In sostanza, il tasso medio sul totale dei prestiti è passato dal 2,21% di giugno 2022 al 4,25% di giugno di quest’anno, sempre a seguito dei continui rialzi dei tassi di interesse decisi dalla Bce negli ultimi 12 mesi.

In termini reali fra il 2021 e il 2022 la diminuzione del potere d’acquisto, corretta con l’inflazione passata, è superiore ai sette punti percentuali. In termini assoluti, il reddito lordo disponibile delle famiglie si riduce di ben 100 miliardi di euro, in media almeno 3.800 euro a famiglia.

La corsa degli interessi sul debito

Altro fattore da prendere in considerazione è la bolletta salata sugli interessi da corrispondere sul debito balzato a 2.817 miliardi di euro (dato a maggio 2023). L’ultimo documento di Economia e Finanza (DEF 2023), prefigura nel quadro tendenziale, per il 2026, una quota di interessi passivi pari al 4,5% del Pil. Ne discende che la spesa per interessi potrebbe collocarsi intorno ai 100 miliardi di euro (40 miliardi in più rispetto al 2020)-

«Premesse queste – dice Maurizio Gardini presidente di Confcooperative – che rappresentano un fardello pesante per le prospettive di crescita dei prossimi anni con una bolletta che salirebbe fino 100 miliardi di interessi da corrispondere sul debito entro il 2026».

Gli effetti sul mercato immobiliare

L’effetto negativo sulle decisioni di acquisto e investimento delle famiglie si riflette anche nel mercato immobiliare italiano.
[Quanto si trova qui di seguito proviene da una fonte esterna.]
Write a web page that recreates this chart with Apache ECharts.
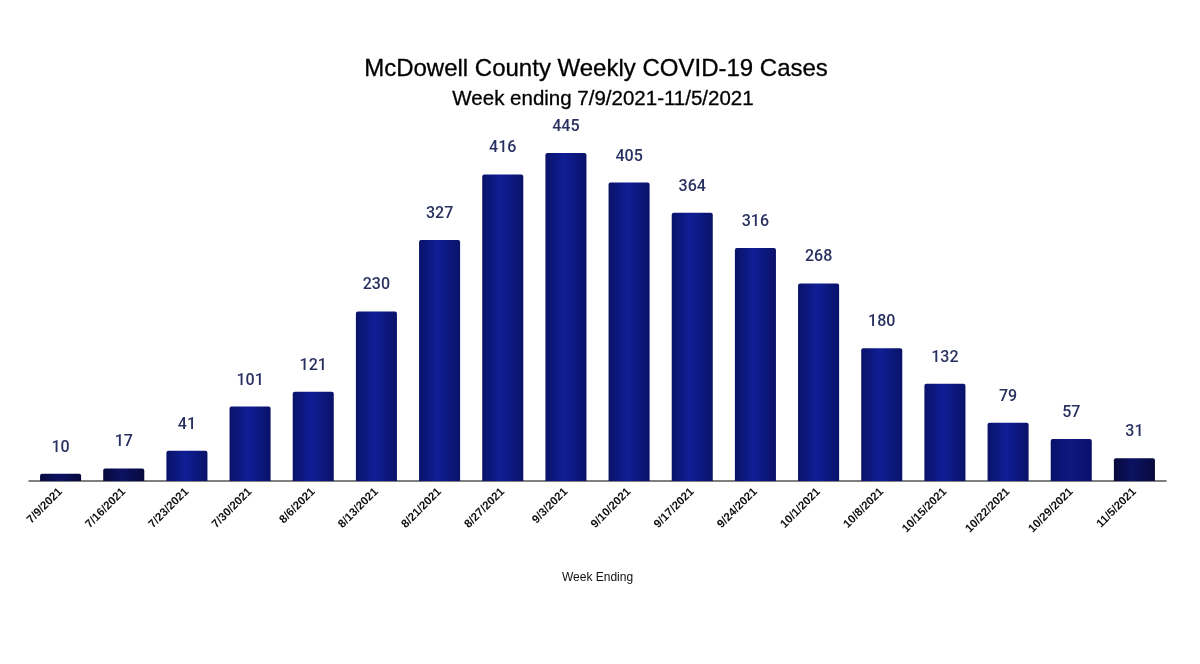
<!DOCTYPE html>
<html><head><meta charset="utf-8">
<script src="https://cdn.jsdelivr.net/npm/echarts@6/dist/echarts.min.js"></script>
<style>html,body{margin:0;padding:0;background:#fff}#c{width:1200px;height:664px}</style>
</head><body><div id="c"></div>
<script>
const categories = ['7/9/2021','7/16/2021','7/23/2021','7/30/2021','8/6/2021','8/13/2021','8/21/2021','8/27/2021','9/3/2021','9/10/2021','9/17/2021','9/24/2021','10/1/2021','10/8/2021','10/15/2021','10/22/2021','10/29/2021','11/5/2021'];
const cases = [10,17,41,101,121,230,327,416,445,405,364,316,268,180,132,79,57,31];

function grad(edge, mid){
  return {type:'linear',x:0,y:0,x2:1,y2:0,colorStops:[{offset:0,color:edge},{offset:0.45,color:mid},{offset:1,color:edge}]};
}
const chart = echarts.init(document.getElementById('c'));
chart.setOption({
  backgroundColor:'#fff',
  title:[
    {text:'McDowell County Weekly COVID-19 Cases',left:591,textAlign:'center',top:52,textStyle:{fontFamily:'Liberation Sans',fontSize:24,fontWeight:'normal',color:'#000',textBorderColor:'#000',textBorderWidth:0.3}},
    {text:'Week ending 7/9/2021-11/5/2021',left:598,textAlign:'center',top:84,textStyle:{fontFamily:'Liberation Sans',fontSize:20.5,fontWeight:'normal',color:'#000',textBorderColor:'#000',textBorderWidth:0.3}}
  ],
  grid:{left:29,right:34,top:112.5,bottom:183},
  xAxis:{type:'category',data:categories,name:'Week Ending',nameLocation:'middle',nameGap:91,
    nameTextStyle:{fontFamily:'Liberation Sans',fontSize:12,color:'#111'},
    axisLine:{lineStyle:{color:'#555',width:1.5}},axisTick:{show:false},
    axisLabel:{rotate:45,interval:0,fontFamily:'Liberation Sans',fontSize:11.5,fontWeight:'bold',color:'#111',margin:9}},
  yAxis:{type:'value',min:0,max:500,show:false,splitLine:{show:false}},
  series:[{type:'bar',data:cases.map((v,i)=>{
      let edge='#0a1268', mid='#0f1e96';
      if(i<2||i==17){edge='#07093c'; mid='#0c1262';}
      else if(i==16){edge='#09106a'; mid='#0e1980';}
      return {value:v,itemStyle:{color:grad(edge,mid)}};
    }),
    barWidth:'65%',
    itemStyle:{borderRadius:[2,2,0,0]},
    label:{show:true,position:'top',distance:18,fontFamily:'Roboto',fontSize:16,fontWeight:500,color:'#283060'}
  }]
});
</script></body></html>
Secondo i dati diffusi dal Consiglio Nazionale del Notariato, rispetto allo scorso anno si registrerà una riduzione del 17,1% delle compravendite di case fra privati e del 2,5% delle compravendite delle seconde case fra privati.

Nel complesso, le decisioni di acquisto sono diminuite dell’11% per i fabbricati abitativi. Tutto ciò comporterebbe un crollo del 10,1% delle richieste di mutui per l’acquisto di abitazioni e del 9,6% nel caso in cui i mutui richiesti siano compresi fra i 50.000 e i 150.000 euro.

Difficoltà di accesso al credito per le imprese

Le imprese stanno affrontando nuove difficoltà nell’accesso al credito, anche se in misura contenuta. A marzo di quest’anno, i prestiti alle imprese del settore manifatturiero e delle costruzioni si sono ridotti rispettivamente dell’1,5% e dell’1,3% rispetto a marzo dello scorso anno. In particolare, le piccole imprese hanno riscontrato una significativa differenza nell’accesso al credito rispetto alle imprese medio-grandi, con una riduzione del 4,4% per le prime e dello 0,6% per le seconde.